◆ GOAL OF THE EXERCISE:
Your output is the lines from the first one to the one containing "plt.rcParams['font.family'] = ['Liberation", repeated exactly, with images left out.

· · ·

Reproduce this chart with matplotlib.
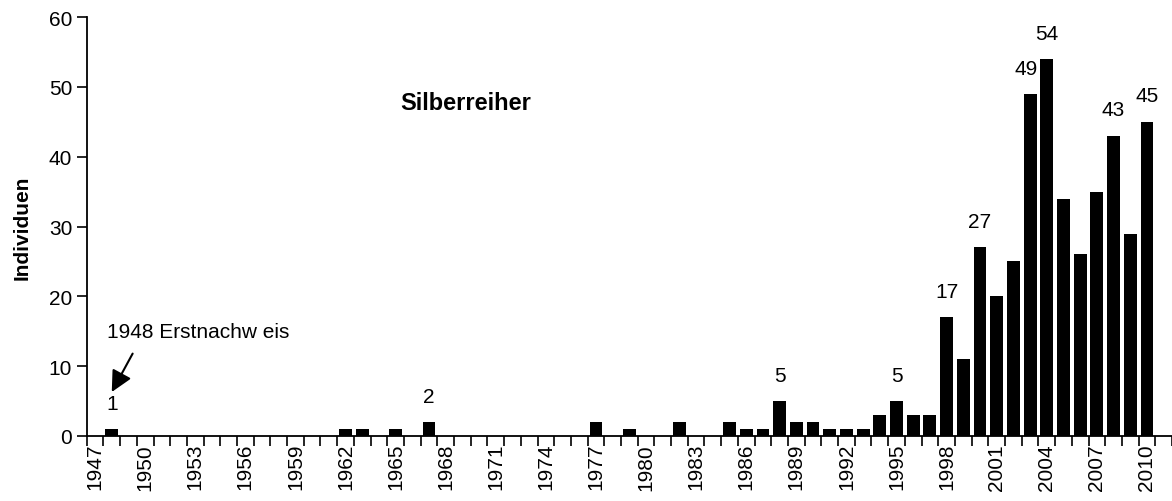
import numpy as np
import matplotlib.pyplot as plt

plt.rcParams['font.family'] = ['Liberation Sans', 'DejaVu Sans']

years = list(range(1947, 2011))
counts = [0, 1, 0, 0, 0, 0, 0, 0, 0, 0, 0, 0, 0, 0, 0,   # 1947-1961
          1, 1, 0, 1, 0, 2,                                # 1962-1967
          0, 0, 0, 0, 0, 0, 0, 0, 0,                       # 1968-1976
          2, 0, 1, 0, 0, 2, 0, 0, 2, 1, 1, 5,              # 1977-1988
          2, 2, 1, 1, 1, 3, 5, 3, 3,                       # 1989-1997
          17, 11, 27, 20, 25, 49, 54, 34, 26, 35, 43, 29, 45]  # 1998-2010
labelled = [1948, 1967, 1988, 1995, 1998, 2000, 2003, 2004, 2008, 2010]
tick_years = list(range(1947, 2011, 3))

fig = plt.figure(figsize=(11.72, 5.02), dpi=100)
ax = fig.add_axes([0.074, 0.1295, 0.926, 0.8345])

ax.bar(years, counts, width=0.77, color='black')

for y, c in zip(years, counts):
    if y in labelled:
        dx = -0.25 if y == 2003 else 0
        ax.text(y + dx, c + 3.7, str(c), ha='center', va='center', fontsize=15)

ax.annotate('', xy=(1948, 6.3), xytext=(1949.25, 11.8),
            arrowprops=dict(arrowstyle='-|>', color='black', lw=1.5,
                            mutation_scale=32, shrinkA=0, shrinkB=0))
ax.text(1947.7, 14.9, '1948 Erstnachw eis', ha='left', va='center', fontsize=15)
ax.text(1969.2, 47.7, 'Silberreiher', ha='center', va='center',
        fontsize=17, fontweight='bold')

ax.set_xlim(1946.5, 2011.5)
ax.set_ylim(0, 60)
ax.set_yticks(range(0, 61, 10))
ax.set_xticks(tick_years)
ax.set_xticklabels([str(t) for t in tick_years], rotation=90)
ax.set_xticks(np.arange(1946.5, 2012, 1), minor=True)
ax.tick_params(axis='x', which='major', length=0, pad=5, labelsize=15)
ax.tick_params(axis='x', which='minor', length=7, width=1.2, direction='out')
ax.tick_params(axis='y', length=7, width=1.2, direction='out', labelsize=15)
ax.set_ylabel('Individuen', fontsize=15, fontweight='bold', labelpad=12)

for s in ['top', 'right']:
    ax.spines[s].set_visible(False)
for s in ['left', 'bottom']:
    ax.spines[s].set_linewidth(1.3)

fig.savefig('out.png', dpi=100)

· · ·

◆ THE RESULT:
Reproduce this chart with matplotlib.
import numpy as np
import matplotlib.pyplot as plt

plt.rcParams['font.family'] = ['Liberation Sans', 'DejaVu Sans']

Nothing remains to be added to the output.